Miejmy nadzieję że znikną i nie wrócą
Myślę że PiS w Ostrowcu osiągnie teraz jeden z najlepszych wyników wyborczych. Zobaczcie :)
Kim tym wynik zdobędzie ?tym jednym typem co wszystkich krytykuje ?
Karmcie się jeszcze przez chwilę rude pieski nadzieją. Wasz czas się kończy
Gościu 07:25 PIS zanim zacznie mówić o sobie, powinien resztę powiedzieć o was. I byłoby po was.
14.30 o Was to znaczy o kim ?O nas mieszkańcach ? Użytkownikach tego forum ?Tych nie związanych z polityką?Post jest o ludziach Prawych i Sprawiedliwych więc czekamy na ich kreatywne życiorysy chyba mamy prawo wiedzieć na kogo można głosować . Mamy głosować na kota w worku?
Jeden spał w muzeum drugi bił policjantów trzeci podsłuchiwał podwładną czwarty porysował auto koledze i uciekł a i jeszcze dom za dwie dychy
15:51 widzę, że jesteś wyraźnie zaniepokojony. Boisz się?
17.26 niby czego mam się bać?niekoniecznie poczalnego gościa vel mistrz hejtu
Odnośnie krytykowania ...
Dziś jeden z kandydatow na radnego do Rady Miasta, były tzw. etatowy członek powiatu z nadania PO, a obecnie kandydujący już z PIS postanowił "wytropić" kto z Ostrowca uzyskał dyplom MBA na Collegium Humanum (o którym było głośno jakiś czas temu). I na tę okoliczność zamieścił zdjęcie jakiejś kobiety (prawdopopdobnie z naszego powiatu, ale ja jej nie kojarzę - zresztą to bez znaczenia).

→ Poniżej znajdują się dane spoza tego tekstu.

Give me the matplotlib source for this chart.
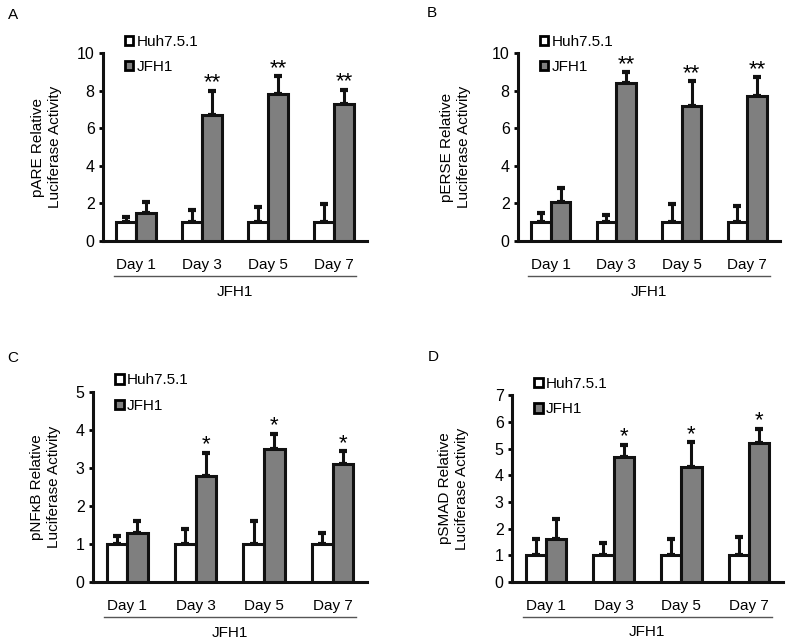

Dla przypomnienia: taki dyplom pozwala zasiadać w radach nadzorczych (a więc czerpać z tego znaczące profity, zwłaszcza w spółkach Skarbu Państwa).
Pod postem na FB jedna z komentatorek napisała, że "nie tylko ta pani ma coś na sumieniu, tylko by troszkę głebiej poszukać i na każdego by się coś znalazło".
Tak się zastanawiam, czy aby owa osoba komentująca ma jakieś dowody, że wskazana osoba "ma coś na sumieniu" ? Bo rzucać oskarżenia łatwo ... tylko potem pozwy mogą polecieć.
.
Ale skoro już mowa o MBA... Jest to skrót od "Master of Business Administration".
Każdy kto ukończył taki kurs powinien wiedzić jak prawidłowo napisać MBA i co ono oznacza,
Tymczasem pan kandydat, który wywołał całą dyskusję sam chwali się na swoim FB, że
"Studiował „MBA - Master in Business Administration” na KUL"
Problem tylko taki, że KUL nie prowadzi żadnego "Master in Business Administration", owszem jest tam "Master of Business Administration" ale to przecież dwie zupełnie różne rzeczy - w szkolnictwie to istotne.
Pan prawdopodobnie sam nie odróżnia:
"Master OF Business Administration" od
"Master IN Business Administration"
albo może skończył jakiś kurs, o którym nawet na KUL-u nie wiedzą.
To jak to się ma do tego, żeby komuś wytykać jaki kurs ukończył ... ?
Lubisz czepiać się szczegółów 14:50. Widocznie w jakiś sposób zabolał Cię post tego pana.